Work to do
Omit all images, then repeat exactly the lines below from the one containing "Convert this chart to Apache ECharts code." through the one containing "const gold = '#7d6429';", both ends included.

Data records
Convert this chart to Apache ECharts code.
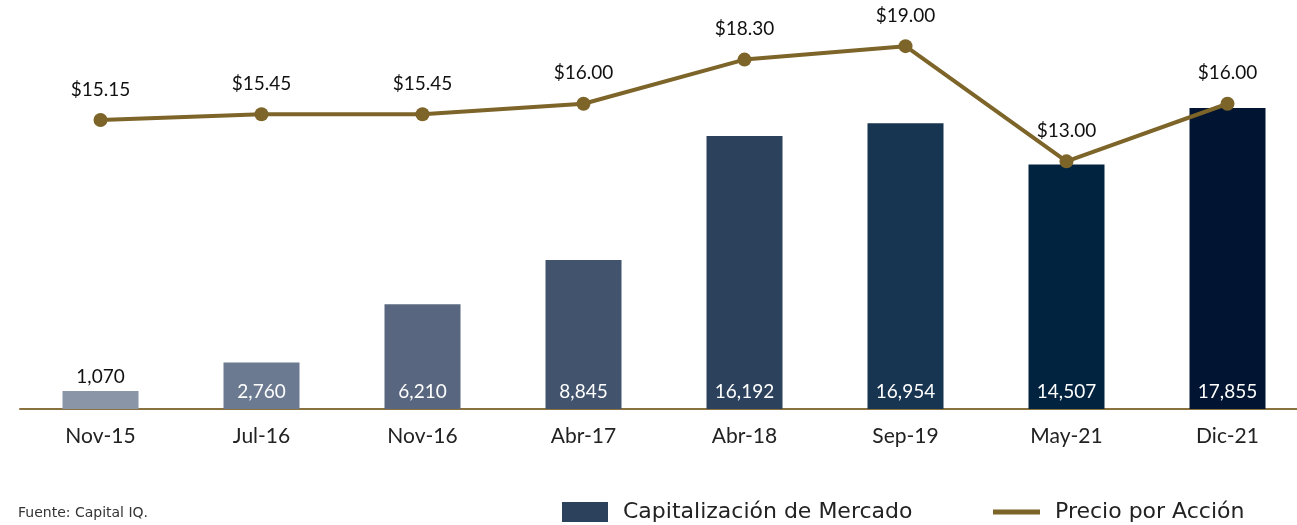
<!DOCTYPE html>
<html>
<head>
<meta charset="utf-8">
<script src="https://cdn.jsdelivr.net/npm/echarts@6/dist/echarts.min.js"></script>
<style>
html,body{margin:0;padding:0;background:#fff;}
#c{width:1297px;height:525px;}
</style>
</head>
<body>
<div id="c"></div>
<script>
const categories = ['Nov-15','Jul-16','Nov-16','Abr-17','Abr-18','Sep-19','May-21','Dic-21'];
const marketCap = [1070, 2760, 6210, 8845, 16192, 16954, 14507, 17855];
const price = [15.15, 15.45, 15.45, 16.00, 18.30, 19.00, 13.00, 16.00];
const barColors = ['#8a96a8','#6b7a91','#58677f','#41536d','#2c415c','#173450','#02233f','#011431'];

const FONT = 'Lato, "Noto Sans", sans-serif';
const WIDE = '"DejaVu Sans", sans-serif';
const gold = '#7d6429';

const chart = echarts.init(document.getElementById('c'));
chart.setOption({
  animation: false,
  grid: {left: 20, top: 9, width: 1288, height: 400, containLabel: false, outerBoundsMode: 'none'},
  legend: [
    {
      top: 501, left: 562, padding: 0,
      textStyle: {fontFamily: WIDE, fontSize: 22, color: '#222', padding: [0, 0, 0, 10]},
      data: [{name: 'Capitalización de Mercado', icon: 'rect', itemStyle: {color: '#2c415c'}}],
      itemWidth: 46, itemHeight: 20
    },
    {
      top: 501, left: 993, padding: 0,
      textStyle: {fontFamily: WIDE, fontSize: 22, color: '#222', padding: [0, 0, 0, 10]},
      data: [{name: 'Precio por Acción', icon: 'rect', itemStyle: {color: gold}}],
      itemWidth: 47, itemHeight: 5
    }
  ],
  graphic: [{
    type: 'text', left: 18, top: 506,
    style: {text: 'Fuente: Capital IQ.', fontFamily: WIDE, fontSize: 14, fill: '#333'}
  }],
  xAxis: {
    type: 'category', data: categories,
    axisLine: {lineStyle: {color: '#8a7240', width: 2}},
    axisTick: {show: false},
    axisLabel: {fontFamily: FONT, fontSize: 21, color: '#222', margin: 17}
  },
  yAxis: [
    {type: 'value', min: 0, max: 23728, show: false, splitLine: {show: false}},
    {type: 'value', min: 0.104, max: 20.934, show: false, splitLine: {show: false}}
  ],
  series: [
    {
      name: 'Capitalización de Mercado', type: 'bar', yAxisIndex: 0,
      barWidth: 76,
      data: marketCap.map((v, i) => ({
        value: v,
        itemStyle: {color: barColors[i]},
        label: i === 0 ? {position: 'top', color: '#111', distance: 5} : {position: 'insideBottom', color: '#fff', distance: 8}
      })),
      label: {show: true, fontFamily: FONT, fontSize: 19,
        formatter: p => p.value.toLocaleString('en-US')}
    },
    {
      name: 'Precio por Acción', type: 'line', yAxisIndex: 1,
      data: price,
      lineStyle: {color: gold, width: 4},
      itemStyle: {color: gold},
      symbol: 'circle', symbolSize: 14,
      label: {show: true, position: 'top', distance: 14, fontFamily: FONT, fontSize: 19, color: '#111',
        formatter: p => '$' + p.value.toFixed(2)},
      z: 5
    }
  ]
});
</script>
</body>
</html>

==

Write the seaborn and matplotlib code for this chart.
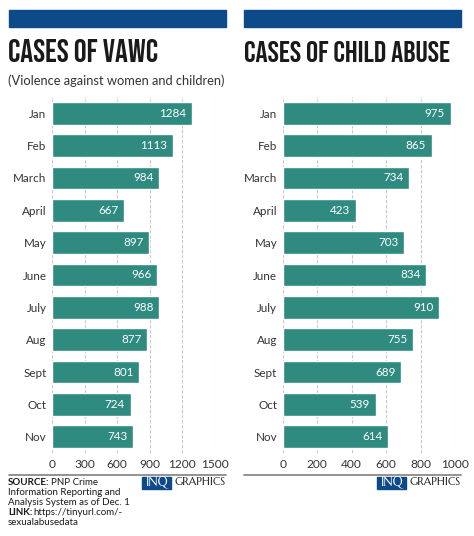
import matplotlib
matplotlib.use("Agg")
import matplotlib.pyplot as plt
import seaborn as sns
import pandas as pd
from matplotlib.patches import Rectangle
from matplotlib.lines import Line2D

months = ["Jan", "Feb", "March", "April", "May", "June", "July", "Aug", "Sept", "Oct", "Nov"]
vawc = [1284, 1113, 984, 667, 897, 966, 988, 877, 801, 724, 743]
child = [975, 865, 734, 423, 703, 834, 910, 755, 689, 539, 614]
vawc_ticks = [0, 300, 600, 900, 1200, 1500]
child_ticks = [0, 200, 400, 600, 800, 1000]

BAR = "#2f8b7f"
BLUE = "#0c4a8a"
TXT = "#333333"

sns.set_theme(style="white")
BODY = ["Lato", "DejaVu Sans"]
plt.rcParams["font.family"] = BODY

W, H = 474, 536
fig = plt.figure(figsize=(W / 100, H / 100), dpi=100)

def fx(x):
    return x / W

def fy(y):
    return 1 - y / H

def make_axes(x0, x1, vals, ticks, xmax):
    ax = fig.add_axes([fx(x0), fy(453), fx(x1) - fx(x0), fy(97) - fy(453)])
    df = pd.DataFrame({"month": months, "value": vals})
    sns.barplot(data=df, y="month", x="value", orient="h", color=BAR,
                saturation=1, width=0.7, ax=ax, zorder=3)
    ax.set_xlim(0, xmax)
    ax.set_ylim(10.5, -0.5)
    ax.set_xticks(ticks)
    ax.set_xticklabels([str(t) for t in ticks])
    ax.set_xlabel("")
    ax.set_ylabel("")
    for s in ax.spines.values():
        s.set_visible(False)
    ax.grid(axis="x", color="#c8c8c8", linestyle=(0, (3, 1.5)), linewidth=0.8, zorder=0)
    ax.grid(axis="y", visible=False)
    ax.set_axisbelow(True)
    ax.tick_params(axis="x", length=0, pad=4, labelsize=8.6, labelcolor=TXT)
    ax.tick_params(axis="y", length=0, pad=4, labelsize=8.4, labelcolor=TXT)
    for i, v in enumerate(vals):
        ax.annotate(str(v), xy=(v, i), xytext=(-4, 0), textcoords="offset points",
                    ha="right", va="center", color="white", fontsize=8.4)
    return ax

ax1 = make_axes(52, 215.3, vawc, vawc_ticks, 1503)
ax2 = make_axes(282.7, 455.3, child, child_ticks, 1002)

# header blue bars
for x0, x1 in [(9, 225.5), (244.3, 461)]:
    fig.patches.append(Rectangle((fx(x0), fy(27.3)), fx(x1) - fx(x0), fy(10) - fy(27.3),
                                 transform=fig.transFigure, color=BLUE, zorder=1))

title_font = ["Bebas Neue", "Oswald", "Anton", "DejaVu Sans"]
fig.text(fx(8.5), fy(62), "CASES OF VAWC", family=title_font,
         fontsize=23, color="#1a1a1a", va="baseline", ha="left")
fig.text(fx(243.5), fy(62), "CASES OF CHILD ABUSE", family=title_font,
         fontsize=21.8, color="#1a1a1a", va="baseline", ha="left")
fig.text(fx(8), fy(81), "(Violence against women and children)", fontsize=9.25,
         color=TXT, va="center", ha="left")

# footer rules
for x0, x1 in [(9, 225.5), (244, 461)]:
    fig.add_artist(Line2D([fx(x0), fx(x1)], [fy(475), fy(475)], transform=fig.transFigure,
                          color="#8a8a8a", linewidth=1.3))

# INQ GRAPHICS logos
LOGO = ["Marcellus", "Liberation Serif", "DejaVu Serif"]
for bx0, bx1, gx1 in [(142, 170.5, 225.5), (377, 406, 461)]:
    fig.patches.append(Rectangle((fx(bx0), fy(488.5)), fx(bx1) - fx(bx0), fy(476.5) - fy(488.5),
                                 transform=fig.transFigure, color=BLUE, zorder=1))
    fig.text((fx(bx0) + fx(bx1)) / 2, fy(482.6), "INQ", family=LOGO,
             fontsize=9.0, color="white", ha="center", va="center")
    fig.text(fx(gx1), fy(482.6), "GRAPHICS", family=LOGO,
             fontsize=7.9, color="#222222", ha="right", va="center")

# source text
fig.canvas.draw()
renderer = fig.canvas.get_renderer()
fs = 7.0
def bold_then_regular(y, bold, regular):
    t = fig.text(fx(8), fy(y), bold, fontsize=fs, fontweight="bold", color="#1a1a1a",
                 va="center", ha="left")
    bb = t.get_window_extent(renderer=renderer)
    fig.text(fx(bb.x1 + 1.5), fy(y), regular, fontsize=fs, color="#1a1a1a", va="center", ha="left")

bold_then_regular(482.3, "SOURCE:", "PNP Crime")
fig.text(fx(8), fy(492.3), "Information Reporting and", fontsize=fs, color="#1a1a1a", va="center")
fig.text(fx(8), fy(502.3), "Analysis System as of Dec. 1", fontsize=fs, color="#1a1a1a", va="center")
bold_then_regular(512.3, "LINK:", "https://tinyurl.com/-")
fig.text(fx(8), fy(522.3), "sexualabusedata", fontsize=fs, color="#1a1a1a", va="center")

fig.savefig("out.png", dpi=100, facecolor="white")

Result
Convert this chart to Apache ECharts code.
<!DOCTYPE html>
<html>
<head>
<meta charset="utf-8">
<script src="https://cdn.jsdelivr.net/npm/echarts@6/dist/echarts.min.js"></script>
<style>
html,body{margin:0;padding:0;background:#fff;}
#c{width:1297px;height:525px;}
</style>
</head>
<body>
<div id="c"></div>
<script>
const categories = ['Nov-15','Jul-16','Nov-16','Abr-17','Abr-18','Sep-19','May-21','Dic-21'];
const marketCap = [1070, 2760, 6210, 8845, 16192, 16954, 14507, 17855];
const price = [15.15, 15.45, 15.45, 16.00, 18.30, 19.00, 13.00, 16.00];
const barColors = ['#8a96a8','#6b7a91','#58677f','#41536d','#2c415c','#173450','#02233f','#011431'];

const FONT = 'Lato, "Noto Sans", sans-serif';
const WIDE = '"DejaVu Sans", sans-serif';
const gold = '#7d6429';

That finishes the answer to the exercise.